The defendant’s lawyer, Shailendra Bhobe, told the court that D’Souza was the sole earning member of his family. He also said that the convict had served six-and-a-half months in jail while the case was being investigated before the trial.
Bhobe further said that D’Souza had “no other criminal record in the past or in the 11 years the trial was in progress or any other blemishes in his record”. “He has been a scuba diver,” The Indian Express quoted the lawyer as saying. “He is improving himself. He is also teaching scuba diving.

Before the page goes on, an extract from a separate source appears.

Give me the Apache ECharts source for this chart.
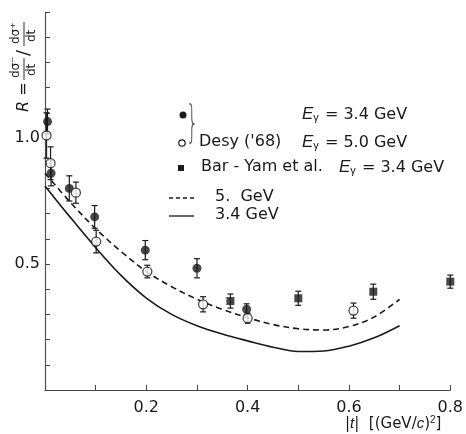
<!DOCTYPE html>
<html>
<head>
<meta charset="utf-8">
<script src="https://cdn.jsdelivr.net/npm/echarts@6/dist/echarts.min.js"></script>
<style>
  html, body { margin: 0; padding: 0; background: #fff; }
  #chart { width: 466px; height: 434px; }
</style>
</head>
<body>
<div id="chart"></div>
<script>
// Desy ('68) E=3.4 GeV, filled circles
const desy34T = [0.005, 0.012, 0.048, 0.098, 0.198, 0.300, 0.398];
const desy34R = [1.065, 0.860, 0.800, 0.687, 0.555, 0.483, 0.320];
const desy34E = [0.050, 0.050, 0.050, 0.045, 0.038, 0.038, 0.022];

// Desy ('68) E=5.0 GeV, open circles
const desy50T = [0.003, 0.011, 0.061, 0.101, 0.202, 0.312, 0.400, 0.609];
const desy50R = [1.010, 0.900, 0.783, 0.589, 0.470, 0.340, 0.285, 0.315];
const desy50E = [0.090, 0.065, 0.042, 0.045, 0.025, 0.030, 0.020, 0.030];

// Bar-Yam et al. E=3.4 GeV, filled squares
const barYamT = [0.366, 0.500, 0.648, 0.800];
const barYamR = [0.353, 0.364, 0.390, 0.430];
const barYamE = [0.028, 0.028, 0.030, 0.026];

// model curves
const curveT = [0, 0.05, 0.1, 0.15, 0.2, 0.25, 0.3, 0.35, 0.4, 0.45, 0.5, 0.55, 0.6, 0.65, 0.7];
const curve50 = [0.860, 0.745, 0.640, 0.550, 0.470, 0.410, 0.360, 0.320, 0.287, 0.260, 0.243, 0.238, 0.252, 0.290, 0.360];
const curve34 = [0.810, 0.685, 0.565, 0.455, 0.365, 0.300, 0.255, 0.222, 0.195, 0.170, 0.153, 0.155, 0.174, 0.207, 0.255];

const xLabels = ['0.2', '0.4', '0.6', '0.8'];
const yLabels = ['0.5', '1.0'];

const ink = '#1a1a1a';
const font = 'DejaVu Sans';

function pts(t, r) { return t.map((v, i) => [v, r[i]]); }
function errs(t, r, e) { return t.map((v, i) => [v, r[i], e[i]]); }

function errorBars(data) {
  return {
    type: 'custom',
    silent: true,
    clip: false,
    z: 3,
    data: data,
    renderItem: function (params, api) {
      const t = api.value(0), r = api.value(1), e = api.value(2);
      const hi = api.coord([t, r + e]);
      const lo = api.coord([t, r - e]);
      const c = 3;
      const st = { stroke: ink, lineWidth: 1.2 };
      return {
        type: 'group',
        children: [
          { type: 'line', shape: { x1: hi[0], y1: hi[1], x2: lo[0], y2: lo[1] }, style: st },
          { type: 'line', shape: { x1: hi[0] - c, y1: hi[1], x2: hi[0] + c, y2: hi[1] }, style: st },
          { type: 'line', shape: { x1: lo[0] - c, y1: lo[1], x2: lo[0] + c, y2: lo[1] }, style: st }
        ]
      };
    }
  };
}

const chart = echarts.init(document.getElementById('chart'));

const sub = { e: { fontStyle: 'italic', fontSize: 17 }, s: { fontSize: 11, verticalAlign: 'bottom', padding: [6, 1, 0, 0] } };

const option = {
  backgroundColor: '#fff',
  animation: false,
  grid: { left: 45, right: 9, top: 12, bottom: 44 },
  xAxis: {
    type: 'value',
    min: 0,
    max: 0.8,
    interval: 0.1,
    axisLine: { lineStyle: { color: '#444', width: 1.2 } },
    axisTick: { inside: true, length: 5, lineStyle: { color: '#444' } },
    splitLine: { show: false },
    axisLabel: {
      color: ink, fontFamily: font, fontSize: 16, margin: 10,
      formatter: function (v) {
        const s = v.toFixed(1);
        return xLabels.indexOf(s) >= 0 ? s : '';
      }
    }
  },
  yAxis: {
    type: 'value',
    min: 0,
    max: 1.5,
    interval: 0.1,
    axisLine: { show: true, lineStyle: { color: '#555', width: 1.2 } },
    axisTick: { show: true, inside: true, length: 5, lineStyle: { color: '#444' } },
    splitLine: { show: false },
    axisLabel: {
      color: ink, fontFamily: font, fontSize: 16, margin: 5,
      formatter: function (v) {
        const s = v.toFixed(1);
        return yLabels.indexOf(s) >= 0 ? s : '';
      }
    }
  },
  series: [
    {
      name: '5. GeV', type: 'line', smooth: 0.35, symbol: 'none', z: 2,
      lineStyle: { color: ink, width: 1.6, type: [6, 4] },
      data: pts(curveT, curve50)
    },
    {
      name: '3.4GeV', type: 'line', smooth: 0.35, symbol: 'none', z: 2,
      lineStyle: { color: ink, width: 1.6 },
      data: pts(curveT, curve34)
    },
    errorBars(errs(desy34T, desy34R, desy34E)),
    errorBars(errs(desy50T, desy50R, desy50E)),
    errorBars(errs(barYamT, barYamR, barYamE)),
    {
      name: 'Desy 3.4', type: 'scatter', symbol: 'circle', symbolSize: 9, z: 4, clip: false,
      itemStyle: { color: ink },
      data: pts(desy34T, desy34R)
    },
    {
      name: 'Desy 5.0', type: 'scatter', symbol: 'circle', symbolSize: 9, z: 4, clip: false,
      itemStyle: { color: '#fff', borderColor: ink, borderWidth: 1.3 },
      data: pts(desy50T, desy50R)
    },
    {
      name: 'Bar-Yam', type: 'scatter', symbol: 'rect', symbolSize: 8, z: 4, clip: false,
      itemStyle: { color: ink },
      data: pts(barYamT, barYamR)
    }
  ],
  graphic: [
    // legend markers
    { type: 'circle', shape: { cx: 183, cy: 115, r: 3.5 }, style: { fill: ink } },
    { type: 'circle', shape: { cx: 182, cy: 143, r: 3.2 }, style: { fill: '#fff', stroke: ink, lineWidth: 1.2 } },
    { type: 'rect', shape: { x: 178, y: 165, width: 6, height: 6 }, style: { fill: ink } },
    { type: 'text', x: 186, y: 104, style: { text: '}', font: '100 44px "DejaVu Sans"', fill: '#555' }, scaleX: 0.45 },
    { type: 'text', left: 302, top: 106, style: { text: '{e|E}{s|γ} = 3.4 GeV', font: '16px "DejaVu Sans"', fill: ink, rich: sub } },
    { type: 'text', left: 199, top: 134, style: { text: "Desy ('68)", font: '16px "DejaVu Sans"', fill: ink } },
    { type: 'text', left: 302, top: 134, style: { text: '{e|E}{s|γ} = 5.0 GeV', font: '16px "DejaVu Sans"', fill: ink, rich: sub } },
    { type: 'text', left: 201, top: 159, style: { text: 'Bar - Yam et al.', font: '16px "DejaVu Sans"', fill: ink } },
    { type: 'text', left: 339, top: 159, style: { text: '{e|E}{s|γ} = 3.4 GeV', font: '16px "DejaVu Sans"', fill: ink, rich: sub } },
    { type: 'line', shape: { x1: 169, y1: 198, x2: 194, y2: 198 }, style: { stroke: ink, lineWidth: 1.3, lineDash: [4, 3] } },
    { type: 'text', left: 215, top: 189, style: { text: '5.  GeV', font: '16px "DejaVu Sans"', fill: ink } },
    { type: 'line', shape: { x1: 169, y1: 216, x2: 194, y2: 216 }, style: { stroke: ink, lineWidth: 1.3 } },
    { type: 'text', left: 215, top: 207, style: { text: '3.4 GeV', font: '16px "DejaVu Sans"', fill: ink } },
    // x axis name
    {
      type: 'text', left: 345, top: 415,
      style: {
        text: '|{i|t}|  [(GeV/{i|c}){p|2}]', font: '15px "DejaVu Sans"', fill: ink,
        rich: { i: { fontStyle: 'italic', fontSize: 15 }, p: { fontSize: 10, verticalAlign: 'top', padding: [0, 0, 8, 0] } }
      }
    },
    // y axis name, rotated
    {
      type: 'group', x: 24, y: 66, rotation: Math.PI / 2,
      children: [
        { type: 'text', x: -46, y: 0, style: { text: 'R =', font: 'italic 16px "DejaVu Sans"', fill: ink, verticalAlign: 'middle' } },
        { type: 'text', x: -12, y: -8, style: { text: 'dσ⁻', font: '12px "DejaVu Sans"', fill: ink, verticalAlign: 'middle' } },
        { type: 'line', shape: { x1: -14, y1: 0, x2: 8, y2: 0 }, style: { stroke: ink, lineWidth: 0.9 } },
        { type: 'text', x: -10, y: 8, style: { text: 'dt', font: '12px "DejaVu Sans"', fill: ink, verticalAlign: 'middle' } },
        { type: 'text', x: 10, y: 0, style: { text: '/', font: '18px "DejaVu Sans"', fill: ink, verticalAlign: 'middle' } },
        { type: 'text', x: 22, y: -8, style: { text: 'dσ⁺', font: '12px "DejaVu Sans"', fill: ink, verticalAlign: 'middle' } },
        { type: 'line', shape: { x1: 20, y1: 0, x2: 44, y2: 0 }, style: { stroke: ink, lineWidth: 0.9 } },
        { type: 'text', x: 24, y: 8, style: { text: 'dt', font: '12px "DejaVu Sans"', fill: ink, verticalAlign: 'middle' } }
      ]
    }
  ]
};

chart.setOption(option);
</script>
</body>
</html>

There are levels one has to learn and he is constantly improving.”
He argued that the convict had taken up the skill as a means to reform himself. “His daughter was born around the same time,” Bhobe said. “Considering he has picked up a skill, considering he is the father of a girl child, ironic in his case, he has to be given a chance to reform, rather than push him.”
Prosecutor Ejaz Khan highlighted that Section 8(II) of the Goa Children’s Act, under which D’Souza had been found guilty, had a provision for a life sentence. Justice RD Dhanuka stressed on the fact that Goa had its own law to protect children, which made it more significant to set an example that the state was child-friendly.
“This is also a crime that happened in a place which has tourism,” said Vikram Verma, a lawyer representing Keeling’s mother Fiona MacKeown. “The world over child abuse and paedophilia are taken very, very seriously. In this case, reform is not possible.”
Khan and Verma also said that the judgment was important to the girl’s mother who had “suffered severe pain and hardship in a foreign land”.
On Thursday, the court found D’Souza guilty under sections Sections 328 (for administering drugs), 354 (outraging woman’s modesty), 304 (culpable homicide not amounting to murder), and 201 (causing disappearance of evidence) of the Indian Penal Code and for child abuse under section 8(2) of the Goa Children’s Act. It acquitted another accused in the case, Plácido Carvalho.
The case
In February 2008, the 15-year-old’s partially clothed body was found on Anjuna beach. Keeling was from Bideford in Devon, United Kingdom. Initially, the police put her death down to an accident. However, after her mother pushed for a second autopsy, they found that she had been drugged and raped.
In 2016, a children’s court in Goa acquitted the two men of rape and culpable homicide not amounting to murder. Following this, MacKeown had said they would appeal and “definitely move to the higher court” against the judgment.